También constato que el pueblo corso de Bonifacio tiene un desconcertante parecido con el lado de la Penya que mira al mar, donde las casas, enrocadas sobre el cantil, crean la icónica postal que con razón compran y fotografían los turistas. Es una arquitectura que crea paisaje y la conclusión a la que uno llega es que todas las comunidades mediterráneas, con factores geológicos y climáticos similares, llegan a soluciones constructivas de clara coherencia y manifiesta unidad de escala. Las soluciones acaban siendo tan parecidas en uno y otro extremo del Mediterráneo –lo mismo en el mar de Alborán y Balear que en el Egeo, Jónico, Tirreno y Adriático-, que las arquitecturas pueden intercambiarse.

Es cierto que en Dalt Vila tenemos sobredimensionados algunos edificios –el Convento de Santo Domingo, can Botino y el antiguo Seminario-, pero la potencia del conjunto los integra, sin subordinaciones ni jerarquías, de forma orgánica y armoniosa. Es bien cierto que en nuestro caso el accidentado relieve de la colina ha exigido imaginación y libertad constructiva, una configuración urbana arracimada, escalonada, de manifiesta densidad habitacional, constreñida por la fortificación y por la escasa profundidad que ofrece el declive de la ladera, circunstancias topológicas, todas ellas, que condicionan los tamaños, las volumetrías y formas de las viviendas que, en su modestia, ofrecen una incuestionable plasticidad y una feliz habitación. Las cubiertas rasas y superpuestas de los edificios, vigorosamente definidas, crean ‘rellanos’ visuales en una secuencia de equilibradas asimetrías que contribuyen a suavizar la acusada pendiente de la colina y que en su escalonamiento conforman un verdadero anfiteatro, una teatral gradería urbana sobre la bahía, el llano y las colinas que dan telón de fondo a la Marina.

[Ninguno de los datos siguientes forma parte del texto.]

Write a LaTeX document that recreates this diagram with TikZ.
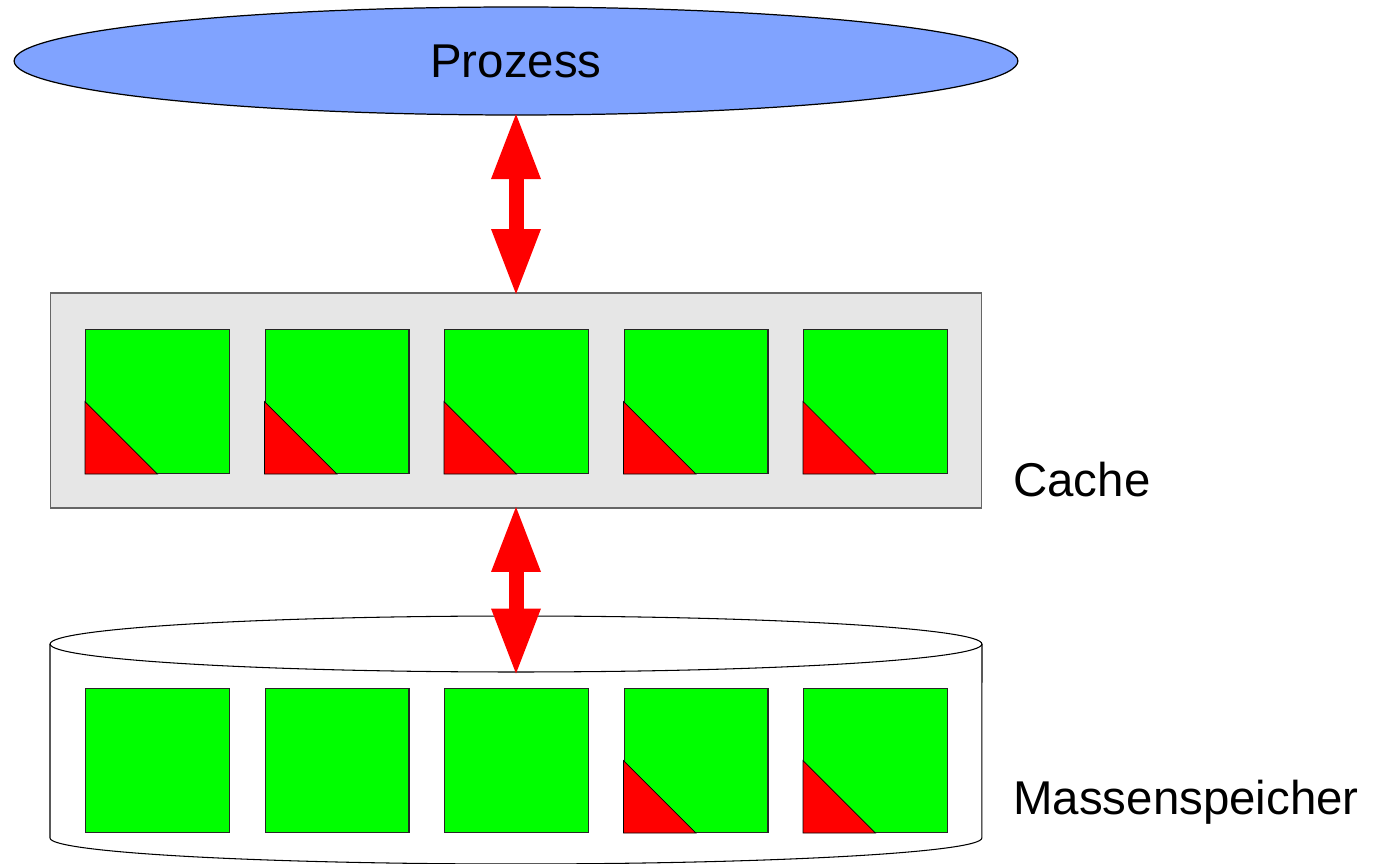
\documentclass[tikz,border=0pt]{standalone}
\usepackage{fontspec}
\setmainfont{Liberation Sans}
\usetikzlibrary{shapes.geometric,arrows.meta}
\definecolor{prozessblau}{RGB}{128,163,255}
\definecolor{blockgruen}{RGB}{0,255,0}
\definecolor{cachegrau}{RGB}{230,230,230}
\tikzset{
  kachel/.style={draw=black!85, fill=blockgruen, line width=0.6pt,
    minimum size=2.88cm, inner sep=0pt, anchor=north west},
  dirty/.style={draw=black, fill=red, line width=0.4pt},
  transfer/.style={red, line width=0.3cm, shorten <=-0.09cm, shorten >=-0.09cm,
    {Triangle[length=1.36cm,width=0.9cm]}-{Triangle[length=1.36cm,width=0.9cm]}},
  ebene/.style={anchor=west, inner sep=0pt, font=\fontsize{27}{32}\selectfont}
}
\begin{document}
\begin{tikzpicture}[x=0.02cm, y=-0.02cm]
  \useasboundingbox (0,0) rectangle (1380,864);
  \node[ellipse, draw, line width=0.7pt, fill=prozessblau, minimum width=20.08cm,
    minimum height=2.16cm, inner sep=0pt, font=\fontsize{27}{32}\selectfont]
    (prozess) at (516,61) {Prozess};
  \node[draw=black!60, line width=0.6pt, fill=cachegrau, minimum width=18.64cm,
    minimum height=4.3cm, inner sep=0pt] (cache) at (516,400.5) {};
  % Massenspeicher als Zylinder
  \draw[line width=0.6pt] (50,644) -- (50,838)
    arc[start angle=180, end angle=360, x radius=9.32cm, y radius=0.52cm] -- (982,644);
  \draw[line width=0.6pt] (516,644) ellipse [x radius=9.32cm, y radius=0.56cm];
  \coordinate (speicher) at (516,672);
  \foreach \i in {0,...,4} {
    \node[kachel] (c\i) at (85+179.5*\i,329) {};
    \node[kachel] (m\i) at (85+179.5*\i,688) {};
  }
  \foreach \k in {c0,c1,c2,c3,c4,m3,m4}
    \draw[dirty] (\k.south west) -- (\k.west) -- (\k.south) -- cycle;
  \draw[transfer] (prozess) -- (cache);
  \draw[transfer] (cache) -- (speicher);
  \node[ebene] (cachetext) at (1013,480) {Cache};
  \node[ebene] (speichertext) at (1013,802) {Massenspeicher};
\end{tikzpicture}
\end{document}
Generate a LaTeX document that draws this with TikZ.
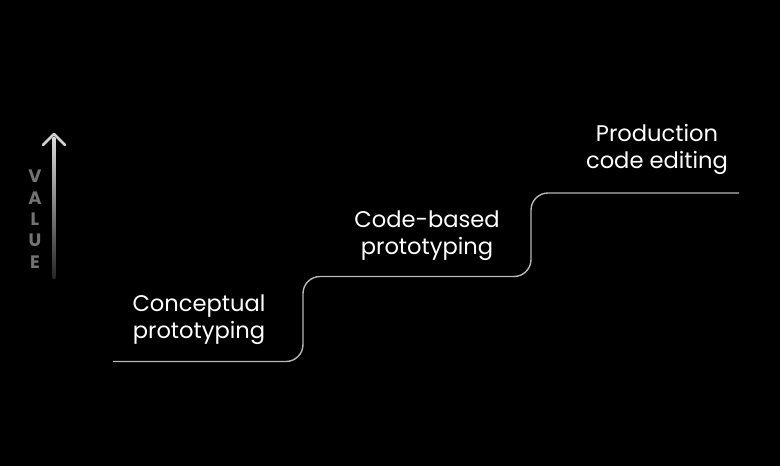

Superposición constructiva

Esta superposición constructiva de Dalt Vila permite que cada casa, sobre la que tiene al pie, goce de luz, ventilación y buena vista, además de preservar su intimidad. Y las calles, a su vez, para salvar los declives, cambian constantemente de dirección en inesperadas intersecciones que dan a la ciudadela su vigoroso carácter. Y es a tal punto así que pasar de una calle a otra proporciona placer y sorpresa. Es, en fin, una arquitectura que aprovecha las condiciones naturales del lugar y que de la necesidad hace virtud. Y el resultado es una imagen urbana de incuestionable belleza.